A TEENAGER caught by police carrying a knife in public has been jailed by a judge who said of his crime: “I will not tolerate it on the streets of Cumbria.”
Joshua Warner was one of four people stopped and searched by police in Penrith on January 16 after a member of the public reported seeing a blade being brandished close to the town’s Sainsbury’s store.
Warner admitted having a knife which was found in his jacket pocket and had some tape wrapped around the top of its four-inch blade. When interviewed, the 18-year-old said he was carrying the implement for “protection”, and to “frighten rather than to use”.

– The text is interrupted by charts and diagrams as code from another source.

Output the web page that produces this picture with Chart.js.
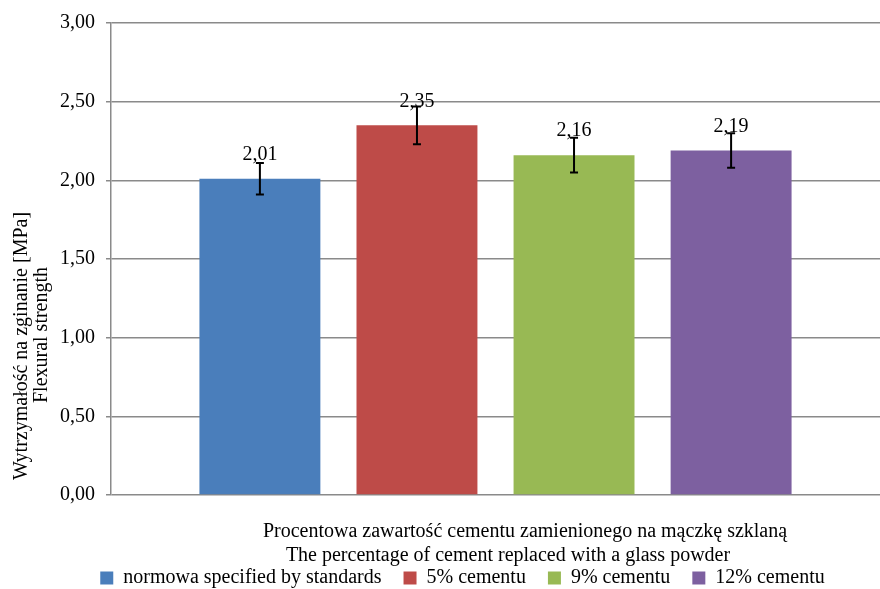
<!DOCTYPE html>
<html>
<head>
<meta charset="utf-8">
<script src="https://cdn.jsdelivr.net/npm/chart.js@4/dist/chart.umd.min.js"></script>
<style>
  html, body { margin: 0; padding: 0; background: #fff; }
  #wrap { width: 880px; height: 589px; }
</style>
</head>
<body>
<div id="wrap"><canvas id="chart" width="880" height="589"></canvas></div>
<script>
// dane z wykresu
const seriesNames = ['normowa specified by standards', '5% cementu', '9% cementu', '12% cementu'];
const values = [2.01, 2.35, 2.16, 2.19];
const errors = [0.10, 0.12, 0.11, 0.11];
const colors = ['#4a7ebb', '#be4b48', '#98b954', '#7d60a0'];
const yTitle = ['Wytrzymałość na zginanie [MPa]', 'Flexural strength'];
const xTitle = ['Procentowa zawartość cementu zamienionego na mączkę szklaną', 'The percentage of cement replaced with a glass powder'];

const FONT = "'Liberation Serif', 'Times New Roman', serif";
const SIZE = 20;
const fmt = v => v.toFixed(2).replace('.', ',');

// etykiety wartości + słupki błędów
const barExtras = {
  id: 'barExtras',
  afterDatasetsDraw(chart) {
    const ctx = chart.ctx;
    const y = chart.scales.y;
    ctx.save();
    ctx.font = SIZE + 'px ' + FONT;
    ctx.fillStyle = '#000';
    ctx.textAlign = 'center';
    ctx.textBaseline = 'middle';
    chart.data.datasets.forEach((ds, i) => {
      const bar = chart.getDatasetMeta(i).data[0];
      ctx.fillText(fmt(values[i]), bar.x, bar.y - 24);
    });
    ctx.strokeStyle = '#000';
    ctx.lineWidth = 2;
    chart.data.datasets.forEach((ds, i) => {
      const bar = chart.getDatasetMeta(i).data[0];
      const top = y.getPixelForValue(values[i] + errors[i]);
      const bot = y.getPixelForValue(values[i] - errors[i]);
      ctx.beginPath();
      ctx.moveTo(bar.x, top); ctx.lineTo(bar.x, bot);
      ctx.moveTo(bar.x - 4, top); ctx.lineTo(bar.x + 4, top);
      ctx.moveTo(bar.x - 4, bot); ctx.lineTo(bar.x + 4, bot);
      ctx.stroke();
    });
    ctx.restore();
  }
};

// tytuły osi
const axisTitles = {
  id: 'axisTitles',
  afterDraw(chart) {
    const ctx = chart.ctx;
    const text = (s, x, y, rot) => {
      ctx.save();
      ctx.font = SIZE + 'px ' + FONT;
      ctx.fillStyle = '#000';
      ctx.textAlign = 'center';
      ctx.textBaseline = 'middle';
      ctx.translate(x, y);
      if (rot) ctx.rotate(-Math.PI / 2);
      ctx.fillText(s, 0, 0);
      ctx.restore();
    };
    text(xTitle[0], 525, 532);
    text(xTitle[1], 508, 556);
    text(yTitle[0], 22, 346, true);
    text(yTitle[1], 42, 335, true);
  }
};

new Chart(document.getElementById('chart').getContext('2d'), {
  type: 'bar',
  data: {
    labels: [''],
    datasets: seriesNames.map((name, i) => ({
      label: name,
      data: [values[i]],
      backgroundColor: colors[i],
      borderWidth: 0,
      categoryPercentage: 0.817,
      barPercentage: 0.77
    }))
  },
  options: {
    responsive: false,
    animation: false,
    layout: { padding: { top: 19, right: 0, bottom: -9, left: 45 } },
    plugins: {
      tooltip: { enabled: false },
      legend: {
        position: 'bottom',
        labels: {
          font: { family: FONT, size: SIZE },
          color: '#000',
          boxWidth: 13,
          boxHeight: 13,
          padding: 22
        }
      }
    },
    scales: {
      x: {
        grid: { display: false },
        border: { display: false },
        ticks: { display: false },
        afterFit: s => { s.height = 51; }
      },
      y: {
        min: 0,
        max: 3,
        ticks: {
          stepSize: 0.5,
          padding: 11,
          color: '#000',
          font: { family: FONT, size: SIZE },
          callback: v => fmt(v)
        },
        grid: { color: '#8a8a8a', lineWidth: 1.5, tickLength: 5 },
        border: { color: '#8a8a8a', width: 1.5 },
        afterFit: s => { s.width = 66; }
      }
    }
  },
  plugins: [barExtras, axisTitles]
});
</script>
</body>
</html>
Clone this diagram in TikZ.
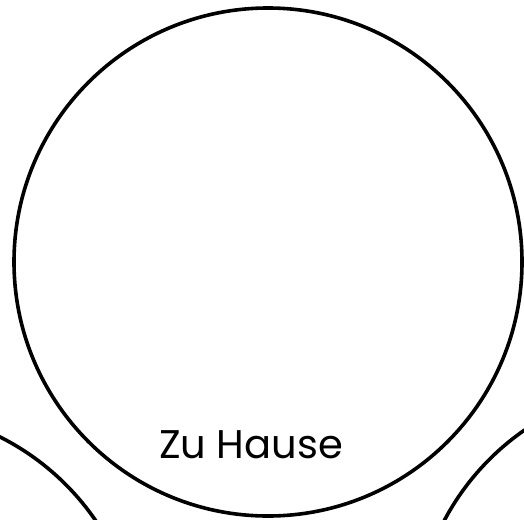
\documentclass[tikz,border=0pt]{standalone}
\usepackage{fontspec}
\newfontfamily\handfont{Poppins}
\tikzset{every picture/.style={line width=3.6pt}}

\begin{document}
\begin{tikzpicture}[x=1pt,y=1pt,yscale=-1,xscale=1]
	\useasboundingbox (0,0) rectangle (524,519);
	\clip (0,0) rectangle (524,519);
	
	%Shape: Circle [id:home]
	\node [draw, circle, line width=3.6pt, inner sep=0pt, minimum size=508] (home) at (268,262) {};
	%Shape: Circle [id:left]
	\node [draw, circle, line width=3.6pt, inner sep=0pt, minimum size=508] (leftring) at (-114,664) {};
	%Shape: Circle [id:right]
	\node [draw, circle, line width=3.6pt, inner sep=0pt, minimum size=508] (rightring) at (669,639) {};
	
	% Text Node
	\node [anchor=base, inner sep=0pt, font=\handfont\fontsize{40}{40}\selectfont] (homelabel) at (251,458) {Zu Hause};
	
\end{tikzpicture}
\end{document}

No other knives were found during the police search. However, Warner denied he had produced a weapon during the earlier incident seen by the eyewitness.
His lawyer, Paul Tweddle, spoke of the teen’s “misguided thinking” and of a lesson “severely learned”, but conceded: “He has become part of a problem which has led to the deaths of Yousef Makki and Jodie Chesney (fatally knifed at the weekend).”

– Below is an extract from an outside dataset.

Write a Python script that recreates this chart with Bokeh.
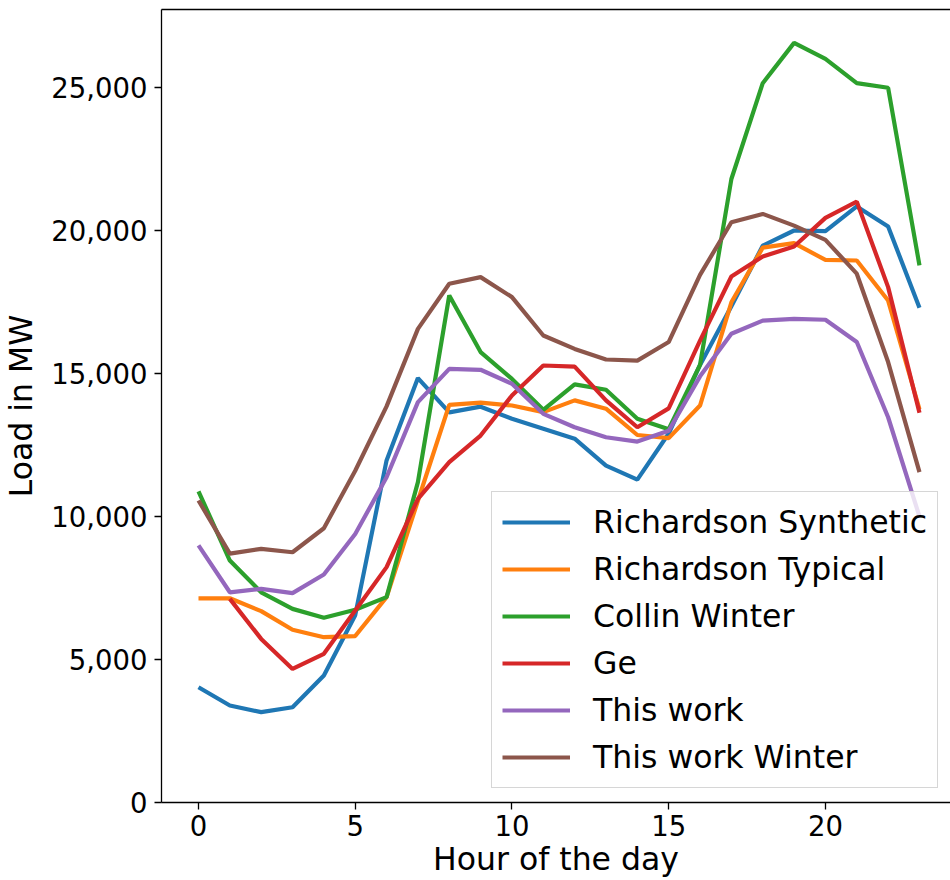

Warner, of Old London Road, Penrith, was sentenced at Carlisle Crown Court earlier today (WED), having admitted possession of a bladed article in public.
Judge Peter Davies imposed an immediate eight-month custodial sentence.
“The carrying of knives in any circumstances cannot be tolerated. I will not tolerate it on the streets of Cumbria,” Judge Davies said.
“There has to be deterrent sentences for knives. People have to know that if you carry a knife, you not only risk other people, you risk your own liberty.”